Charles Loomis wrote:
> Hello,
>
> The logmonitor and workload_manager processes on the grid09.lal.in2p3.fr
> RB are down and won't restart. The fatal error from the logmonitor is:
>
> 08 Dec, 09:15:46 -F- MonitorLoop::run(): Cannot run the CondorMonitor,
> fatal error.
> 08 Dec, 09:15:46 -F- MonitorLoop::run(): Error while running logmonitor:
> "Position not currently available "/var/edgwl/workload_manager/input.fl"
> (_file_sequence_t::insertData(...)[21])".
>
> and from the workload manager is something similar:
>
> 08 Dec, 09:14:32 -E: [Error] run(DispatcherFromFileList.cpp:164):
> Dispatcher: Position not currently available
> "/var/edgwl/workload_manager/input.fl"
> (_file_sequence_t::getBegin()[187]). Exiting...
>
> In the directory there are lots of files with names like:
> input.fl.1101621803.4201.wrong which contains an error like:
>
> Last known (wrong) status was: Position not currently available (6)
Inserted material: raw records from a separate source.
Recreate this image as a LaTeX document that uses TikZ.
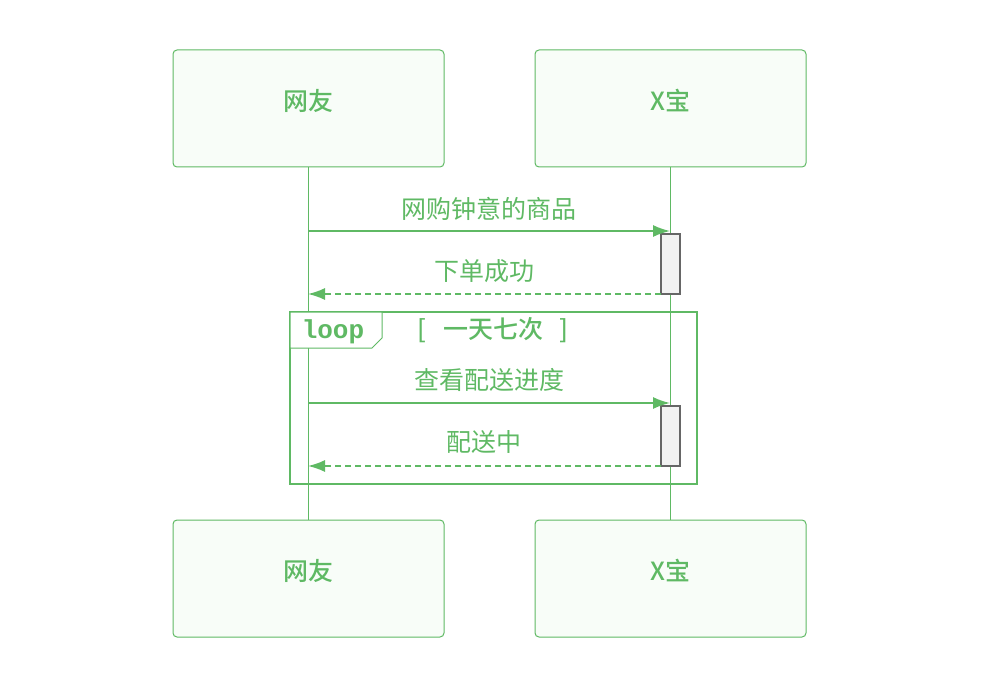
\documentclass[tikz,border=0pt]{standalone}
\usepackage{fontspec}
\setmainfont{Liberation Sans}
\newfontfamily\cjk{Noto Sans CJK SC}
\newfontfamily\cjkb{Noto Sans CJK SC Medium}
\setmonofont{Liberation Mono}
\usetikzlibrary{arrows.meta}
\definecolor{gr}{RGB}{95,185,100}
\definecolor{gfill}{RGB}{248,253,248}
\tikzset{x=1pt,y=-1pt,
actor/.style={draw=gr,fill=gfill,rounded corners=4pt,line width=1pt,minimum width=271pt,minimum height=117pt},
atext/.style={text=gr,font=\cjkb\fontsize{25}{28}\selectfont},
life/.style={draw=gr,line width=0.7pt},
msg/.style={draw=gr,line width=1.6pt,-{Latex[length=17pt,width=12pt]}},
ret/.style={msg,dashed,dash pattern=on 6pt off 4pt},
act/.style={draw=gray!80!black,fill=gray!10,line width=1.2pt},
lbl/.style={text=gr,font=\cjk\fontsize{25}{28}\selectfont}}
\begin{document}
\begin{tikzpicture}
\useasboundingbox (0,0) rectangle (996,690);
\node[actor] (a1) at (308.5,108.5) {};
\node[actor] (a2) at (670.5,108.5) {};
\node[actor] (b1) at (308.5,578.5) {};
\node[actor] (b2) at (670.5,578.5) {};
\node[atext] (a1t) at (308.5,101) {网友};
\node[atext] (a2t) at (670.5,101) {X宝};
\node[atext] (b1t) at (308.5,571) {网友};
\node[atext] (b2t) at (670.5,571) {X宝};
\draw[life] (a1.south) -- (b1.north);
\draw[life] (a2.south) -- (b2.north);
\draw[act] (661,234) rectangle (680,294);
\draw[act] (661,406) rectangle (680,466);
\coordinate (m1s) at (308,231); \coordinate (m1e) at (670,231);
\coordinate (r1s) at (661,294); \coordinate (r1e) at (308,294);
\coordinate (m2s) at (308,403); \coordinate (m2e) at (670,403);
\coordinate (r2s) at (661,466); \coordinate (r2e) at (308,466);
\draw[msg] (m1s) -- (m1e);
\draw[ret] (r1s) -- (r1e);
\draw[msg] (m2s) -- (m2e);
\draw[ret] (r2s) -- (r2e);
\node[lbl] (t1) at (489,209) {网购钟意的商品};
\node[lbl] (t2) at (484,271) {下单成功};
\node[lbl] (t3) at (489,380) {查看配送进度};
\node[lbl] (t4) at (484,442) {配送中};
\draw[gr,line width=2.5pt] (290,312) rectangle (697,484);
\draw[gr,line width=1pt,fill=white] (290,312) -- (382,312) -- (382,338) -- (372,348) -- (290,348) -- cycle;
\node[text=gr,font=\ttfamily\bfseries\fontsize{26}{28}\selectfont] (lp) at (333,332) {loop};
\node[text=gr,font=\cjkb\fontsize{25}{28}\selectfont] (cond) at (493,330) {[\ \ \ 一天七次\ \ \ ]};
\end{tikzpicture}
\end{document}
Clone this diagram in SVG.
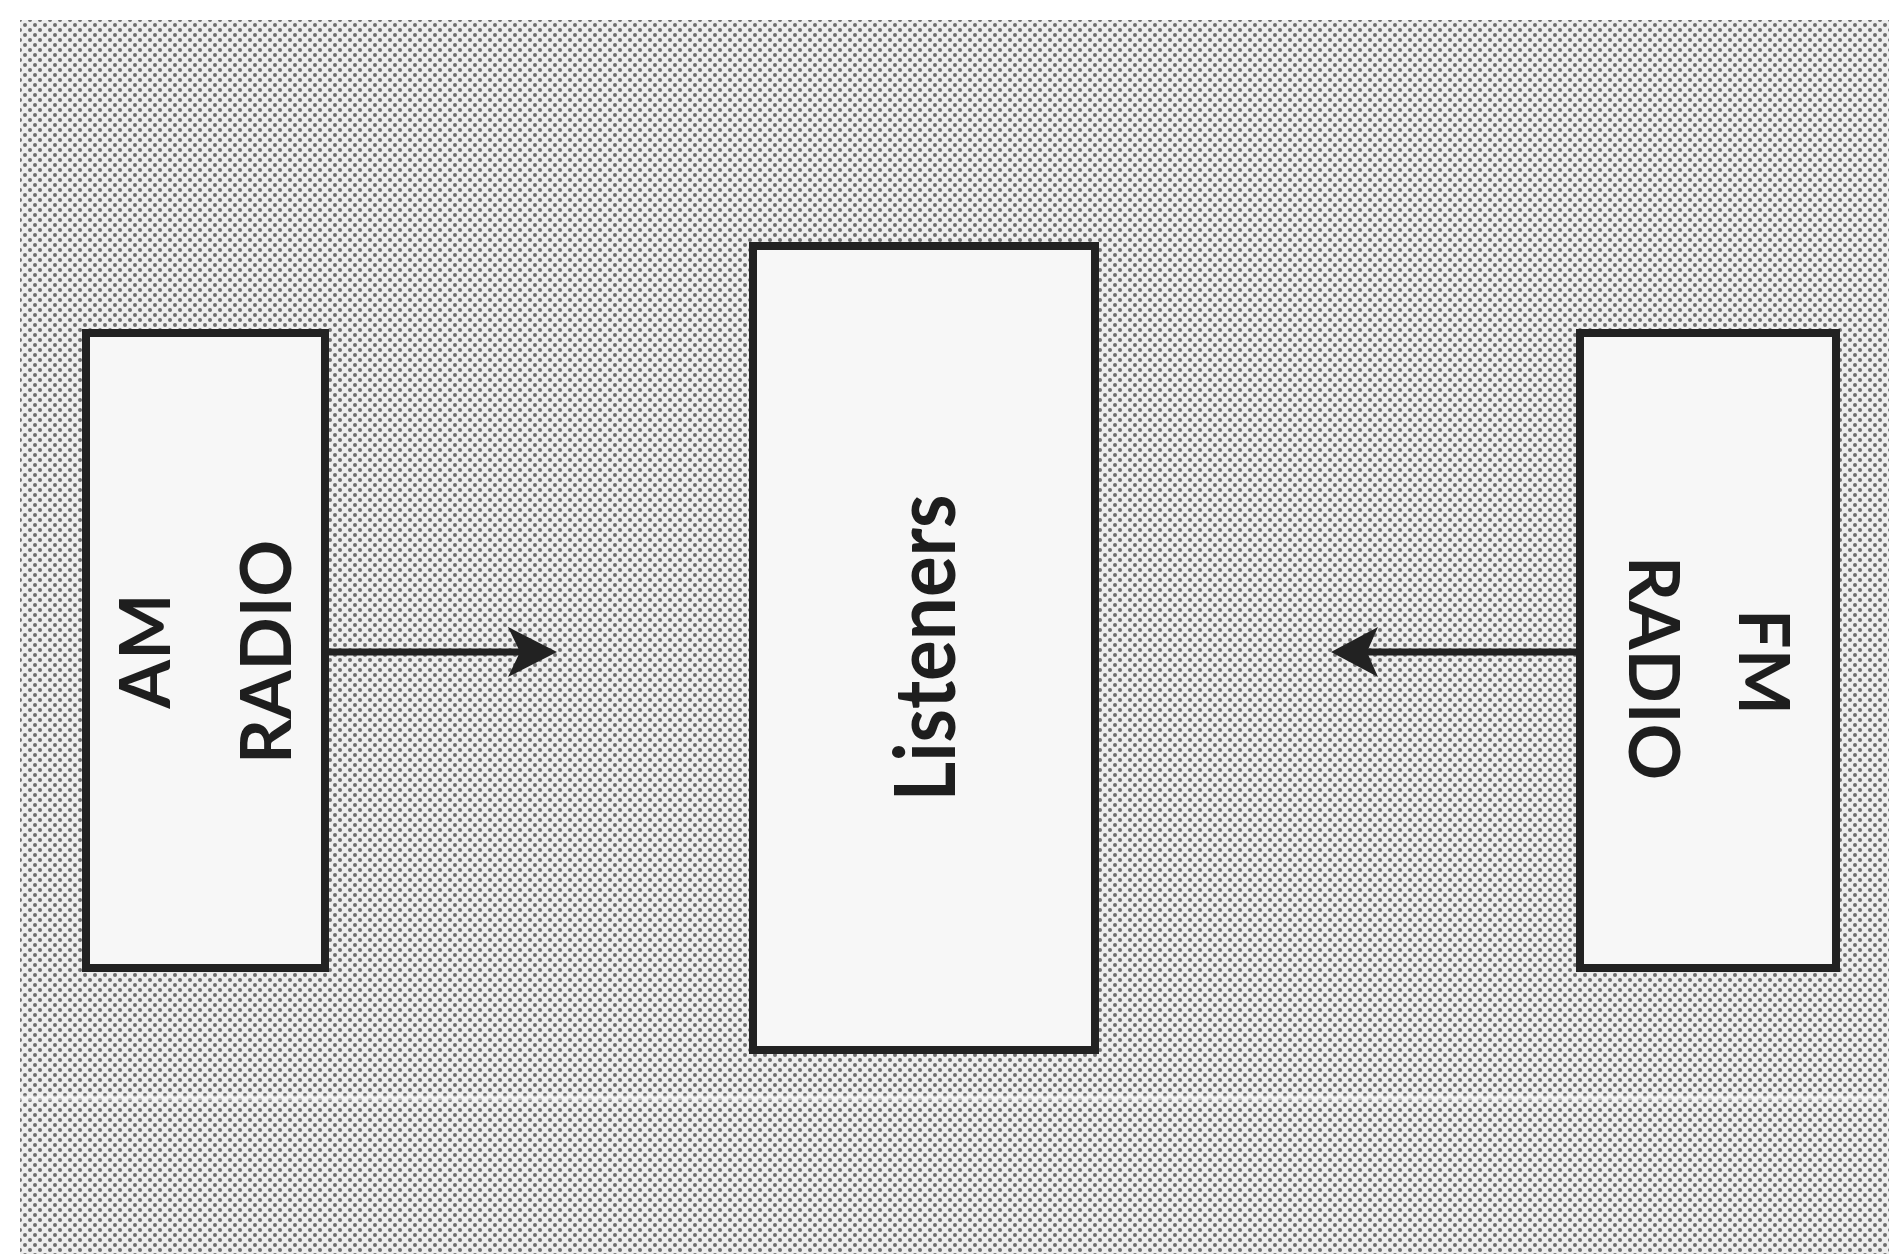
<svg xmlns="http://www.w3.org/2000/svg" width="1889" height="1254" viewBox="0 0 1889 1254">
<defs>
<pattern id="dots" width="10" height="10" patternUnits="userSpaceOnUse">
<rect width="10" height="10" fill="#eeeeee"/>
<circle cx="0" cy="0" r="2" fill="#6e6e6e"/>
<circle cx="10" cy="0" r="2" fill="#6e6e6e"/>
<circle cx="0" cy="10" r="2" fill="#6e6e6e"/>
<circle cx="10" cy="10" r="2" fill="#6e6e6e"/>
<circle cx="5" cy="5" r="2" fill="#6e6e6e"/>
</pattern>
</defs>
<style>
.box{fill:#f7f7f7;stroke:#222;stroke-width:8}
.lbl{font-family:"Lato","DejaVu Sans",sans-serif;font-weight:bold;fill:#1e1e1e;text-anchor:middle}
.conn{stroke:#222;stroke-width:7;fill:none}
.head{fill:#222}
</style>
<rect width="1889" height="1254" fill="#ffffff"/>
<rect x="20" y="20" width="1869" height="1234" fill="url(#dots)"/>
<line x1="0" y1="1098" x2="1889" y2="1098" stroke="#ffffff" stroke-width="5" opacity="0.45"/>
<g id="am-radio">
<rect class="box" x="86" y="333" width="239" height="635"/>
<text class="lbl" font-size="70" transform="translate(170,651) rotate(-90)">AM</text>
<text class="lbl" font-size="70" transform="translate(291,652) rotate(-90)">RADIO</text>
</g>
<g id="listeners">
<rect class="box" x="753" y="246" width="342" height="804"/>
<text class="lbl" font-size="84" textLength="307" lengthAdjust="spacingAndGlyphs" transform="translate(955,648) rotate(-90)">Listeners</text>
</g>
<g id="fm-radio">
<rect class="box" x="1580" y="333" width="256" height="635"/>
<text class="lbl" font-size="70" transform="translate(1739,662) rotate(90)">FM</text>
<text class="lbl" font-size="70" transform="translate(1629,668) rotate(90)">RADIO</text>
</g>
<g id="connectors">
<line class="conn" x1="325" y1="652" x2="535" y2="652"/>
<polygon class="head" points="557,652 508,627 520,652 508,677"/>
<line class="conn" x1="1580" y1="652" x2="1352" y2="652"/>
<polygon class="head" points="1331,652 1378,627 1367,652 1378,677"/>
</g>
</svg>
Please tar up all of them and send the tar ball to me.
> I've not seen these errors before and couldn't find anything similar in
> the wiki.
>
> Does anyone have an idea what the problem is and a fix?
Remove /var/edgwl/workload_manager/input.fl and restart the services;
you will lose all the jobs described in the "input.fl".
|